Directions
Reproduce the data exactly and drop any pictures it holds.

(Dataset rows)
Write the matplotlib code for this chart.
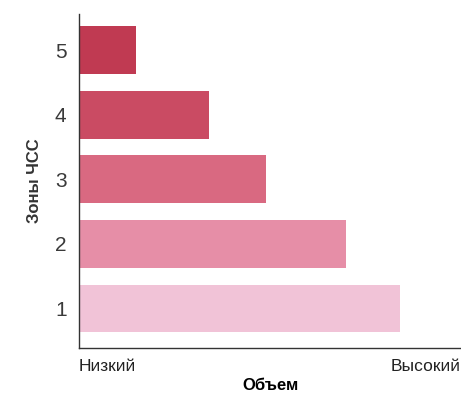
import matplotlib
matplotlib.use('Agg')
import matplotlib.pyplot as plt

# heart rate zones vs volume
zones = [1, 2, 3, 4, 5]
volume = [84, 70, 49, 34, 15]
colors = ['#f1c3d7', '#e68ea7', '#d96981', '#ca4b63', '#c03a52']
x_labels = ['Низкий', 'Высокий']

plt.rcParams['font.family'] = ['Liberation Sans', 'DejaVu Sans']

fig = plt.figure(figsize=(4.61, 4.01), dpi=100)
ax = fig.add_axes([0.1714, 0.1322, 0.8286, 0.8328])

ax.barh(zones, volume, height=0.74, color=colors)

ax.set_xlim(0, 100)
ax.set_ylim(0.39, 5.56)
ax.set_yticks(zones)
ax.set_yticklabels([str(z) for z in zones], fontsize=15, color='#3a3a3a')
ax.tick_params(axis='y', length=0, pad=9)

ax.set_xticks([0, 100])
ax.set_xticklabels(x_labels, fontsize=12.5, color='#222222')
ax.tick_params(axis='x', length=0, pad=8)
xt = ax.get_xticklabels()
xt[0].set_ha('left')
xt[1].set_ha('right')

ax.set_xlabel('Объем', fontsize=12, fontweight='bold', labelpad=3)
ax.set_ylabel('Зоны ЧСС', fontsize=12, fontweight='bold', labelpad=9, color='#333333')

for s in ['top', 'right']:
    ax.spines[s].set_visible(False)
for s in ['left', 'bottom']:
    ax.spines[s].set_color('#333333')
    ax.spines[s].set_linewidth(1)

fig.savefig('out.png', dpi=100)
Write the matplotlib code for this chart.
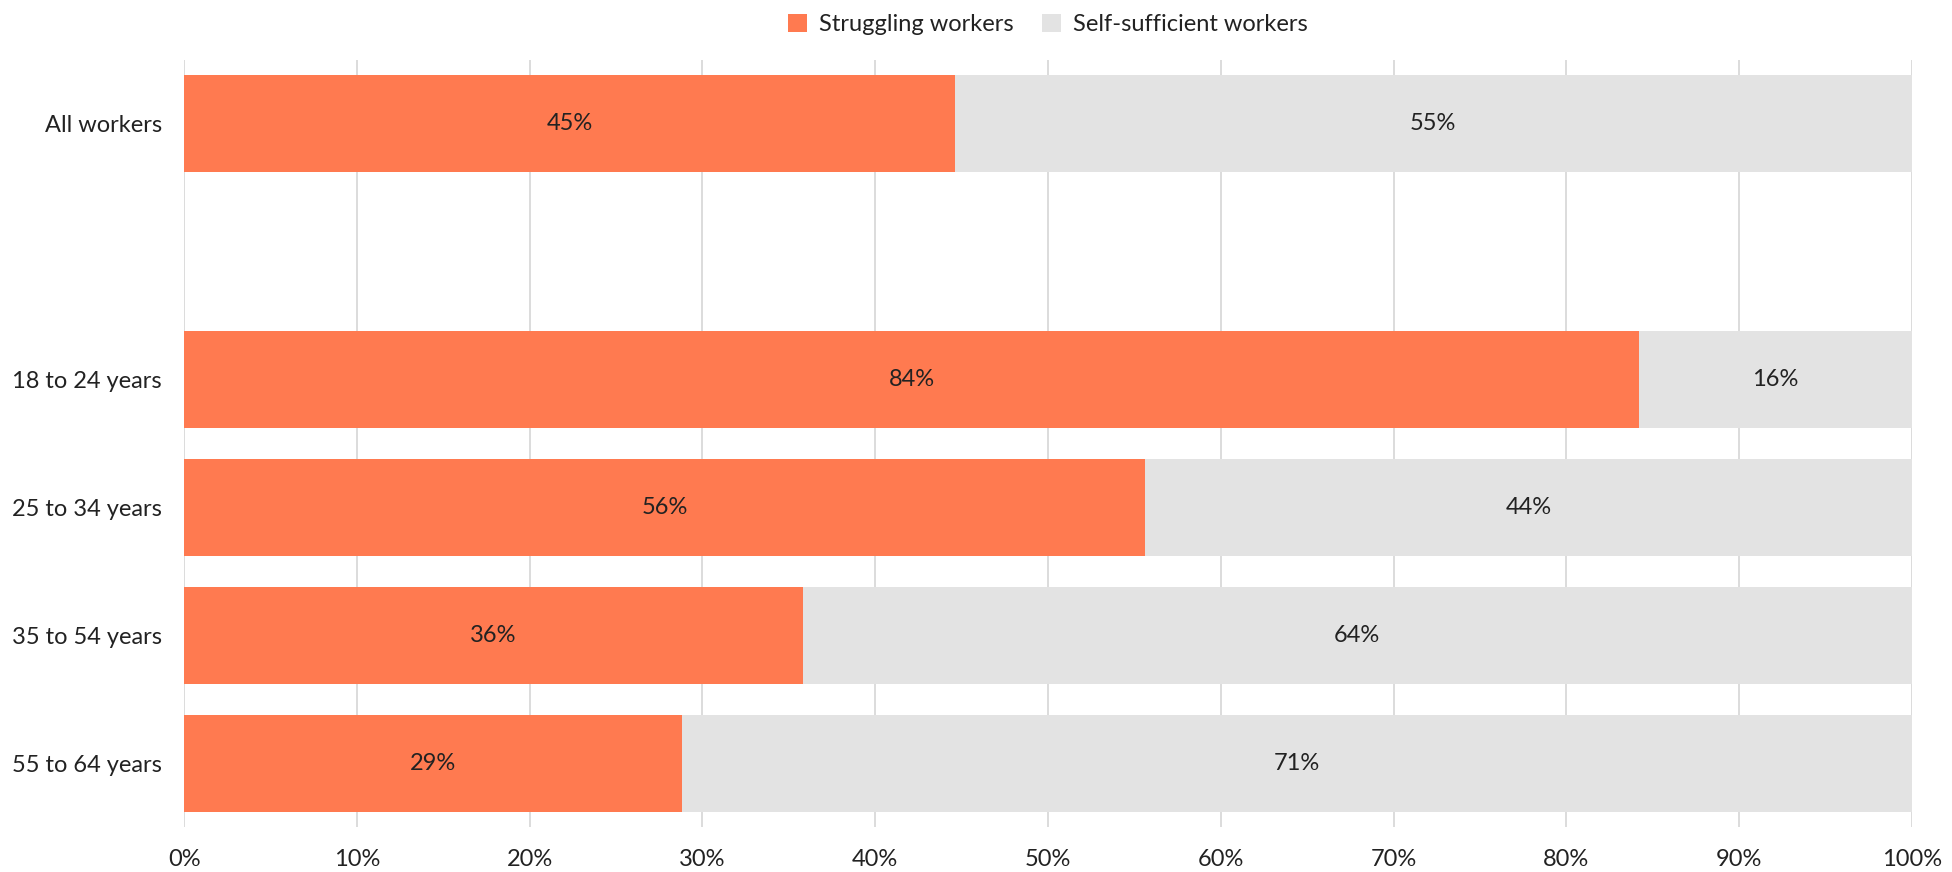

Complete output
Write the matplotlib code for this chart.
import matplotlib
matplotlib.use('Agg')
import matplotlib.pyplot as plt

# heart rate zones vs volume
zones = [1, 2, 3, 4, 5]
volume = [84, 70, 49, 34, 15]
colors = ['#f1c3d7', '#e68ea7', '#d96981', '#ca4b63', '#c03a52']
x_labels = ['Низкий', 'Высокий']

plt.rcParams['font.family'] = ['Liberation Sans', 'DejaVu Sans']

fig = plt.figure(figsize=(4.61, 4.01), dpi=100)
ax = fig.add_axes([0.1714, 0.1322, 0.8286, 0.8328])

ax.barh(zones, volume, height=0.74, color=colors)

ax.set_xlim(0, 100)
ax.set_ylim(0.39, 5.56)
ax.set_yticks(zones)
ax.set_yticklabels([str(z) for z in zones], fontsize=15, color='#3a3a3a')
ax.tick_params(axis='y', length=0, pad=9)

ax.set_xticks([0, 100])
ax.set_xticklabels(x_labels, fontsize=12.5, color='#222222')
ax.tick_params(axis='x', length=0, pad=8)
xt = ax.get_xticklabels()
xt[0].set_ha('left')
xt[1].set_ha('right')

ax.set_xlabel('Объем', fontsize=12, fontweight='bold', labelpad=3)
ax.set_ylabel('Зоны ЧСС', fontsize=12, fontweight='bold', labelpad=9, color='#333333')

for s in ['top', 'right']:
    ax.spines[s].set_visible(False)
for s in ['left', 'bottom']:
    ax.spines[s].set_color('#333333')
    ax.spines[s].set_linewidth(1)

fig.savefig('out.png', dpi=100)
Write the matplotlib code for this chart.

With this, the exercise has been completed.